Desperation and death beneath South Africa’s City of Gold – by Ed Cropley (Reuters U.S. – September 13, 2016)

http://www.reuters.com/

JOHANNESBURG – When he lost his job as a Johannesburg gardener a month ago, 25-year-old Sibangani Tsikwe did what millions of men have done before him: seek their fortune deep underground in the gold mines that help to define South Africa.

The decision has probably cost him his life.

Equipped with little more than a head-torch, pick-axe and nerves of steel, Tsikwe and a group of fellow Zimbabweans descended into the bowels of the earth on Sept. 5 via a derelict shaft at Johannesburg’s Langlaagte gold mine. He has not been seen since.

In the annals of South African mining, Langlaagte looms large as the farm where prospectors first stumbled upon gold in 1886, a discovery that would open up the richest veins of gold-bearing rock mankind has discovered.

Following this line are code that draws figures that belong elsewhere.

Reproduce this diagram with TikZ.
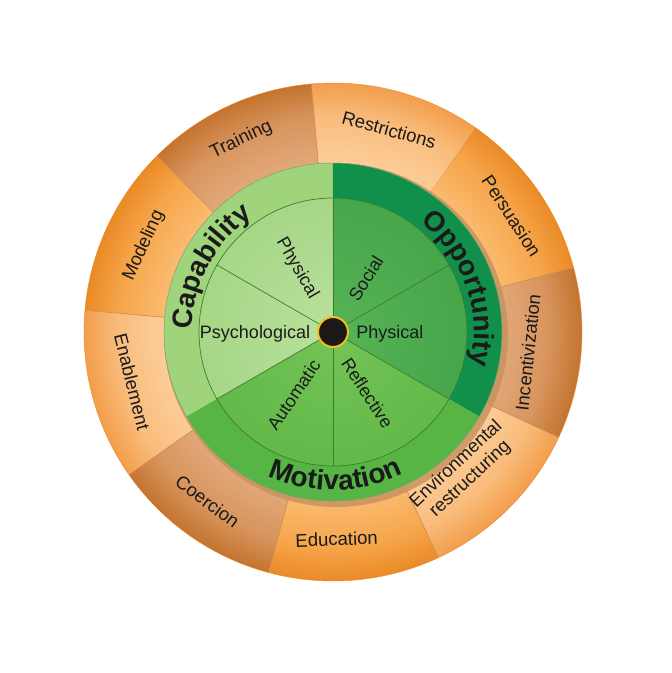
\documentclass[tikz,border=0pt]{standalone}
\usepackage{fontspec}
\setmainfont{Liberation Sans}
\usetikzlibrary{decorations.text}
\definecolor{brIn}{HTML}{E2A87A}
\definecolor{brMid}{HTML}{D8955E}
\definecolor{brOut}{HTML}{C4742F}
\definecolor{ltIn}{HTML}{FCCD98}
\definecolor{ltMid}{HTML}{F9BD7D}
\definecolor{ltOut}{HTML}{F29E4C}
\definecolor{orIn}{HTML}{FABB70}
\definecolor{orMid}{HTML}{F6A64C}
\definecolor{orOut}{HTML}{EA8A26}
\definecolor{segline}{HTML}{CC8C55}
\definecolor{capRing}{HTML}{A0D47C}
\definecolor{capIn}{HTML}{A6D686}
\definecolor{capInL}{HTML}{BAE19D}
\definecolor{oppRing}{HTML}{10904A}
\definecolor{oppIn}{HTML}{47A64A}
\definecolor{oppInL}{HTML}{56B456}
\definecolor{motRing}{HTML}{57B546}
\definecolor{motIn}{HTML}{63B94A}
\definecolor{motInL}{HTML}{74C357}
\definecolor{gline}{HTML}{3C7E30}
\definecolor{shadowc}{HTML}{C8935F}
\definecolor{txt}{HTML}{1A1A1A}
\definecolor{dotc}{HTML}{1C1818}
\definecolor{dotrim}{HTML}{EFBF22}
\pgfdeclareradialshading{shBrown}{\pgfpoint{0bp}{0bp}}{color(0bp)=(brIn); color(17bp)=(brIn); color(21.5bp)=(brMid); color(25bp)=(brOut); color(50bp)=(brOut)}
\pgfdeclareradialshading{shLight}{\pgfpoint{0bp}{0bp}}{color(0bp)=(ltIn); color(17bp)=(ltIn); color(21.5bp)=(ltMid); color(25bp)=(ltOut); color(50bp)=(ltOut)}
\pgfdeclareradialshading{shOrange}{\pgfpoint{0bp}{0bp}}{color(0bp)=(orIn); color(17bp)=(orIn); color(21.5bp)=(orMid); color(25bp)=(orOut); color(50bp)=(orOut)}
\pgfdeclareradialshading{shCap}{\pgfpoint{0bp}{0bp}}{color(0bp)=(capInL); color(25bp)=(capIn); color(50bp)=(capIn)}
\pgfdeclareradialshading{shOpp}{\pgfpoint{0bp}{0bp}}{color(0bp)=(oppInL); color(25bp)=(oppIn); color(50bp)=(oppIn)}
\pgfdeclareradialshading{shMot}{\pgfpoint{0bp}{0bp}}{color(0bp)=(motInL); color(25bp)=(motIn); color(50bp)=(motIn)}
\newcommand\orangeseg[3]{%
  \begin{scope}
    \clip (#1:168pt) arc[start angle=#1, end angle=#2, radius=168pt] -- (#2:249pt) arc[start angle=#2, end angle=#1, radius=249pt] -- cycle;
    \shade[shading=#3] (0,0) circle (249pt);
  \end{scope}
  \draw[segsep] (#1:168pt) -- (#1:249pt);}
\newcommand\innersector[3]{%
  \begin{scope}
    \clip (0,0) -- (#1:134pt) arc[start angle=#1, end angle=#2, radius=134pt] -- cycle;
    \shade[shading=#3] (0,0) circle (134pt);
  \end{scope}}
\newcommand\ringfont{\fontsize{28}{30}\selectfont\bfseries}
\begin{document}
\begin{tikzpicture}[x=1pt,y=1pt,
  segsep/.style={draw=segline, line width=0.7pt},
  olab/.style={text=txt, font=\fontsize{18.5}{20.5}\selectfont, inner sep=0pt},
  ilab/.style={text=txt, font=\fontsize{18}{20}\selectfont, inner sep=0pt},
  gsep/.style={draw=gline, line width=0.7pt}]
\useasboundingbox[fill=white] (-333,-341) rectangle (339,332);
% orange ring
\orangeseg{55}{95}{shLight}
\orangeseg{95}{135}{shBrown}
\orangeseg{135}{175}{shOrange}
\orangeseg{175}{215}{shLight}
\orangeseg{215}{255}{shBrown}
\orangeseg{255}{295}{shOrange}
\orangeseg{295}{335}{shLight}
\orangeseg{335}{375}{shBrown}
\orangeseg{15}{55}{shOrange}
\draw[draw=orOut, line width=0.4pt] (0,0) circle (249pt);
% shadow
\fill[shadowc, opacity=0.85] (3,-3) circle (172pt);
% green sectors (rings)
\fill[capRing] (0,0) -- (90:169pt) arc[start angle=90, end angle=210, radius=169pt] -- cycle;
\fill[oppRing] (0,0) -- (-30:169pt) arc[start angle=-30, end angle=90, radius=169pt] -- cycle;
\fill[motRing] (0,0) -- (210:169pt) arc[start angle=210, end angle=330, radius=169pt] -- cycle;
% inner sectors
\innersector{90}{210}{shCap}
\innersector{-30}{90}{shOpp}
\innersector{210}{330}{shMot}
\draw[gsep] (0,0) circle (134pt);
\foreach \a in {30,90,150,210,270,330} \draw[gsep] (0,0) -- (\a:134pt);
\draw[draw=gline!70, line width=0.5pt] (0,0) circle (169pt);
% ring titles
\path[decorate, decoration={text along path, text={|\ringfont|Capability}, text align=center, text color=txt}]
  (212:141pt) arc[start angle=212, end angle=92, radius=141pt];
\path[decorate, decoration={text along path, text={|\ringfont|Opportunity}, text align=center, text color=txt}]
  (80:141pt) arc[start angle=80, end angle=-42, radius=141pt];
\path[decorate, decoration={text along path, text={|\ringfont|Motivation}, text align=center, text color=txt}]
  (211:158pt) arc[start angle=211, end angle=331, radius=158pt];
% inner labels
\node[ilab, rotate=-60] (cphys) at (119.5:73pt) {Physical};
\node[ilab] (psych) at (181:78pt) {Psychological};
\node[ilab, rotate=58] (social) at (58.5:63pt) {Social};
\node[ilab] (ophys) at (-2:57pt) {Physical};
\node[ilab, rotate=56] (autom) at (238:74pt) {Automatic};
\node[ilab, rotate=-57] (refl) at (299.5:70pt) {Reflective};
% centre dot
\fill[dotc, draw=dotrim, line width=2pt] (0,0) circle (15pt);
\node[inner sep=0pt, minimum size=30pt] (hub) at (0,0) {};
% outer labels
\node[olab, rotate=-15.5] (restr) at (74.5:210pt) {Restrictions};
\node[olab, rotate=25.5] (train) at (115.5:213pt) {Training};
\node[olab, rotate=-57] (pers) at (33:213pt) {Persuasion};
\node[olab, rotate=84] (incent) at (-6:196pt) {Incentivization};
\node[olab, rotate=43, align=center] (envr) at (-47:191pt) {Environmental\\restructuring};
\node[olab, rotate=2] (educ) at (-89:207pt) {Education};
\node[olab, rotate=-36.5] (coerc) at (233.5:211pt) {Coercion};
\node[olab, rotate=-76] (enabl) at (194:207pt) {Enablement};
\node[olab, rotate=65.5] (model) at (155.5:208pt) {Modeling};
\end{tikzpicture}
\end{document}
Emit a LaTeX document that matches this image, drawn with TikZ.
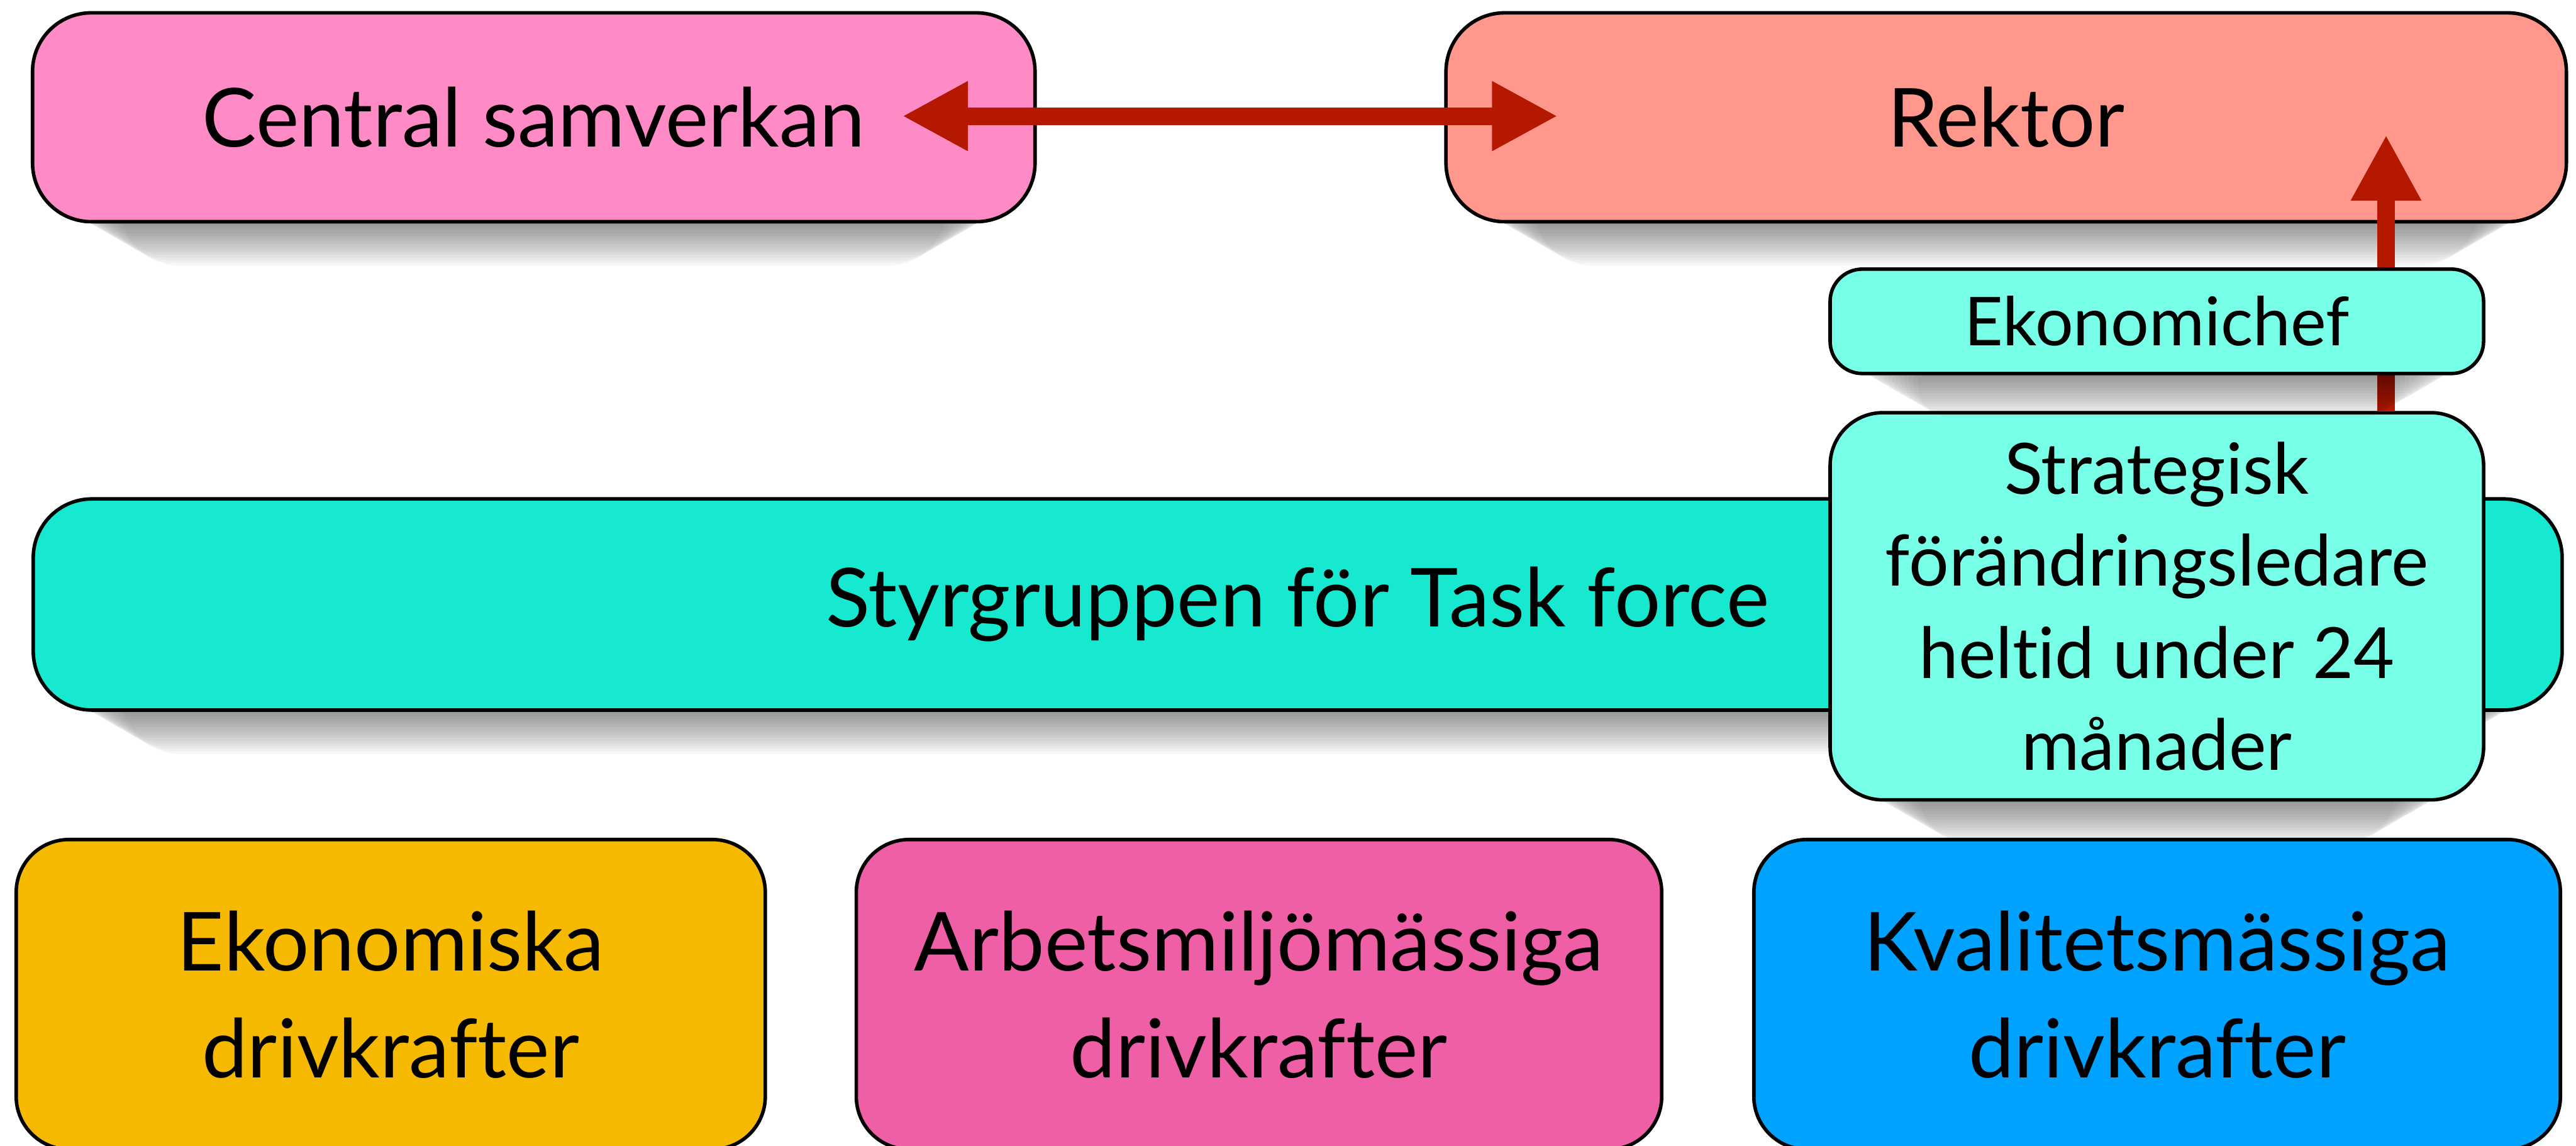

Since then, the metre-wide seams, or reefs, that stretch for hundreds of kilometers east, west and south across the Witwatersrand Basin have produced more than 2 billion ounces of gold — roughly half of all the bullion ever mined.

In Zulu, Johannesburg is called Egoli, the City of Gold.

Yet history was probably the last thing on Tsikwe’s mind as he clung to a length of knotted string tied to a tree stump at the shaft entrance and took his first steps down the 30 degree slope into one of the most dangerous work-places on earth.